私的・北海道地質百選
『嶮淵川の地層露頭』
千歳市泉郷(いずみさと)の国道337号線から追分方面へ抜ける道に入り,小高い丘陵を抜けて嶮淵(けぬふち)川に下りると,すぐ右に土取り場が見えてくる(下写真).ここには三つの地層が露出しており,興味深い層位関係や地層の構造を見ることができる.
この露頭では,下位から新第三紀層・地層A(仮称)・降下火山灰層の三つが認められる(右写真).それぞれの関係は明確な傾斜不整合である.
なお,これらの観察結果はすべて遠望によるもので,露頭の現地観察ではない.岩相や層位関係など誤りを含む可能性が十分にあるので注意していただきたい.
新第三紀層: シルト岩・砂岩・礫岩の互層からなり,露頭北側の面で見ると西に急傾斜しているのが分かる.
地層A: 成層した砂層からなり,礫層を挟む.ほぼ水平層で,新第三紀層を傾斜不整合で覆っている.基底部は含礫砂層で,不整合面上に海進ラグ状に礫が配列している.礫層は低角のトラフ状斜交成層を示す.浅海相の可能性が高い.
降下火山灰層: 地形に沿った mantle bedding を示す.下部は淘汰の良い灰色降下軽石堆積物(①)からなり,その上半部はオレンジ色を呈する.その上部にロームを挟んで薄い淡灰色火山灰層がのる(②).②はおそらく樽前火山噴出物であるが,①は樽前火山噴出物の下部なのか恵庭火山噴出物かは筆者には判断できない.①と地層Aとの境界にはやや厚いローム層がある.
新第三紀層は,『恵庭図幅』の長沼層・『追分図幅』の由仁層に相当し,いずれも中新統とされている.しかし岡(1998)は,これらを “追分層” と再定義している.この露頭に露出するものは砂質粗粒相からなる上部層であろう.
ここで『地層A』としたものは,その所属・名称がはっきりしない.『恵庭図幅』では長沼層の上位に第四紀洪積世の野幌層・竹山礫層が重なっている.『追分図幅』では,由仁層の上位に同じく洪積世の角田層がのっている.地震研究本部の資料『千歳市泉郷地区 a.地形面とその堆積物』によると,新第三系の上位には高位段丘堆積物がのるとされている.単に観点の問題なのかもしれないが,どの呼称が適切か判断できないので,ここでは『地層A』と仮称しておきたい.
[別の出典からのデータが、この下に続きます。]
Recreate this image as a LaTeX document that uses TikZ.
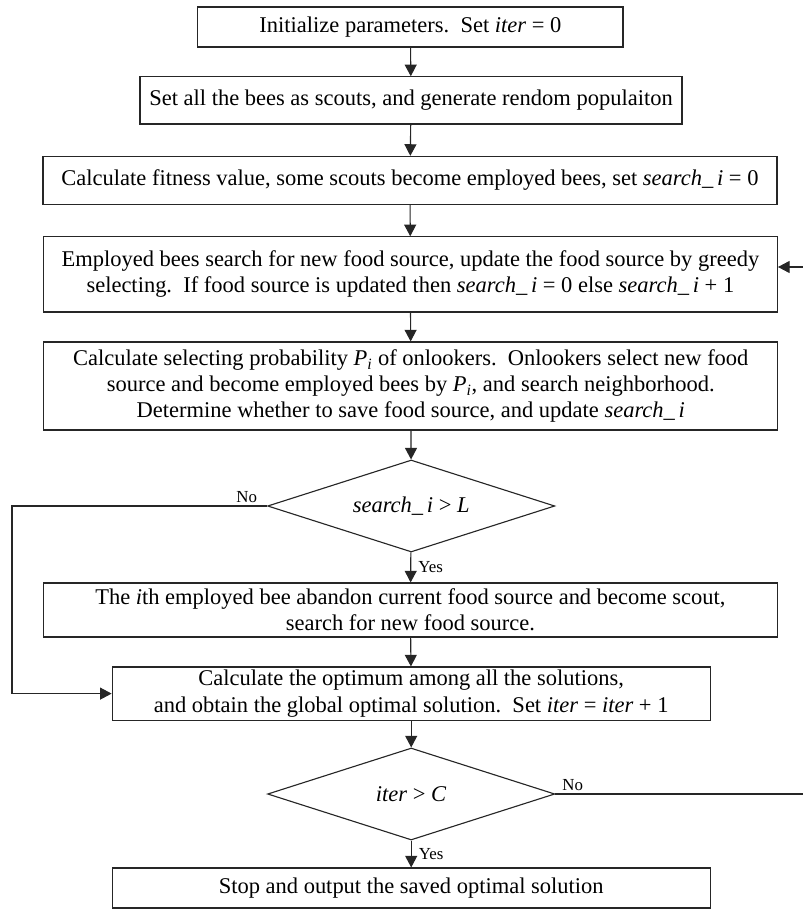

なお岡(1998)では,追分層の上位に支笏火山噴出物がのるとされているが,この露頭では確認できなかった.
岡(1998)を下敷きとした地震研究本部の資料『4-6 追分層および萌別層』でも指摘されているように,この露頭の追分層シルト岩層はスランプ変形と思われる層理の膨縮や衝上型の褶曲構造を示している(右写真).スランプ体の移動方向等は露頭の制約もありよく分からない.
※ 泉郷側から嶮淵川に降りるときに通過した小高い丘陵は,実は道央部最大の活断層である石狩低地東縁断層帯のメンバー・泉郷断層の作る断層地形である.泉郷断層はこの土取り場の背後の稜線の東側を抜けているが,この露頭では特にその影響を見ることはできない.
(なし)
※民間企業所有の土取り場で,入り口はチェーンが張られ立ち入り禁止となっている.稼行は現在行われていないようにも見えるが未確認である.地権者からの立ち入り・見学許可を得られるかも不明であるが,露頭の向きが良く,入り口規制チェーン外からの遠望観察が十分可能である.
岡 孝雄(1998)国営農地再編整備事業計画地区,千歳地区表層地質調査報告書.北海道開発局農業水産部・北海道立地下資源調査所,121p.